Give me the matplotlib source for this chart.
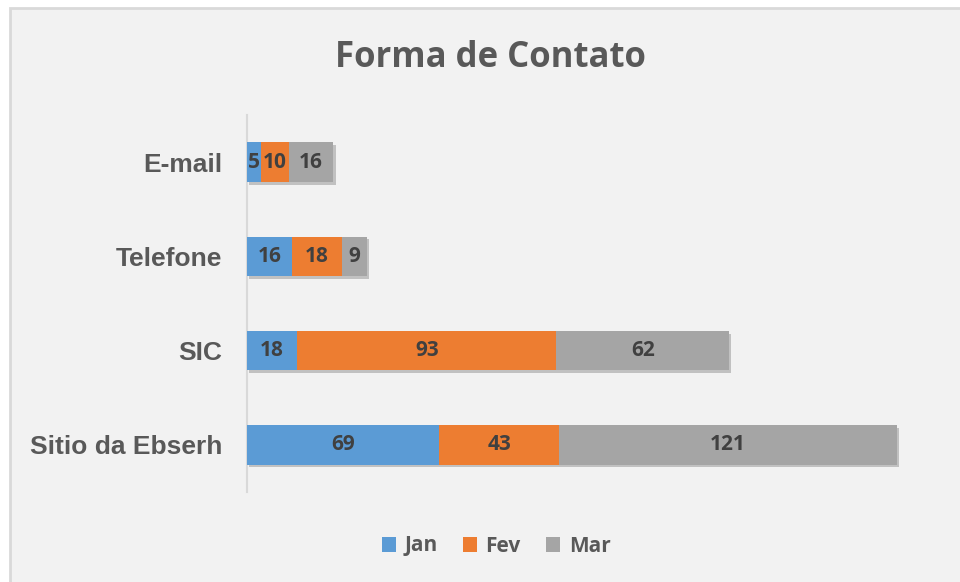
import matplotlib.pyplot as plt
import matplotlib.patheffects as pe
from matplotlib.patches import Rectangle, Patch

categories = ["Sitio da Ebserh", "SIC", "Telefone", "E-mail"]
series_names = ["Jan", "Fev", "Mar"]
jan = [69, 18, 16, 5]
fev = [43, 93, 18, 10]
mar = [121, 62, 9, 16]
colors = ["#5B9BD5", "#ED7D31", "#A5A5A5"]

fig = plt.figure(figsize=(9.6, 5.82), dpi=100)
fig.patch.set_facecolor("white")
# chart area background with border
bg = Rectangle((10 / 960, -0.01), 1.0, 1 - 8 / 582 + 0.01,
               transform=fig.transFigure, facecolor="#F2F2F2",
               edgecolor="#D9D9D9", linewidth=2, zorder=-10)
fig.add_artist(bg)

ax = fig.add_axes([247 / 960, 1 - 492 / 582, (944 - 247) / 960, (492 - 115) / 582])
ax.set_facecolor("none")

y = range(len(categories))
left = [0] * len(categories)
shadow = [pe.SimplePatchShadow(offset=(1.5, -2), shadow_rgbFace="#000000", alpha=0.2), pe.Normal()]
for name, vals, col in zip(series_names, [jan, fev, mar], colors):
    bars = ax.barh(y, vals, left=left, height=0.42, color=col, zorder=3)
    for b in bars:
        b.set_path_effects(shadow)
    for yi, v, l in zip(y, vals, left):
        ax.text(l + v / 2, yi, str(v), ha="center", va="center", fontsize=15,
                fontweight="bold", color="#404040", family="Open Sans", zorder=5)
    left = [a + b for a, b in zip(left, vals)]

ax.set_xlim(0, 250)
ax.set_ylim(-0.5, len(categories) - 0.5)
ax.set_xticks([])
ax.set_yticks(list(y))
ax.set_yticklabels(categories, fontsize=19, fontweight="bold", color="#595959",
                   family="Liberation Sans")
ax.tick_params(axis="y", length=0, pad=18)
for s in ["top", "right", "bottom"]:
    ax.spines[s].set_visible(False)
ax.spines["left"].set_color("#D9D9D9")
ax.spines["left"].set_linewidth(1.5)

fig.text(490 / 960, 1 - 58 / 582, "Forma de Contato", ha="center", va="center",
         fontsize=25, fontweight="bold", color="#595959", family="Open Sans")

handles = [Patch(facecolor=c, label=n) for n, c in zip(series_names, colors)]
leg = fig.legend(handles=handles, loc="center", bbox_to_anchor=(496 / 960, 1 - 546 / 582), ncol=3,
                 frameon=False, handlelength=0.7, handleheight=0.7, handletextpad=0.4,
                 columnspacing=1.2, prop={"family": "Open Sans", "weight": "bold", "size": 15})
for t in leg.get_texts():
    t.set_color("#595959")

fig.savefig("out.png", dpi=100, facecolor=fig.get_facecolor())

#####

### Short exercise:
Exactly reproduce the run of lines from the start of the listing through the line with "from matplotlib.patches import", inclusive; pictures are not copied.

### Result:
Give me the matplotlib source for this chart.
import matplotlib.pyplot as plt
import matplotlib.patheffects as pe
from matplotlib.patches import Rectangle, Patch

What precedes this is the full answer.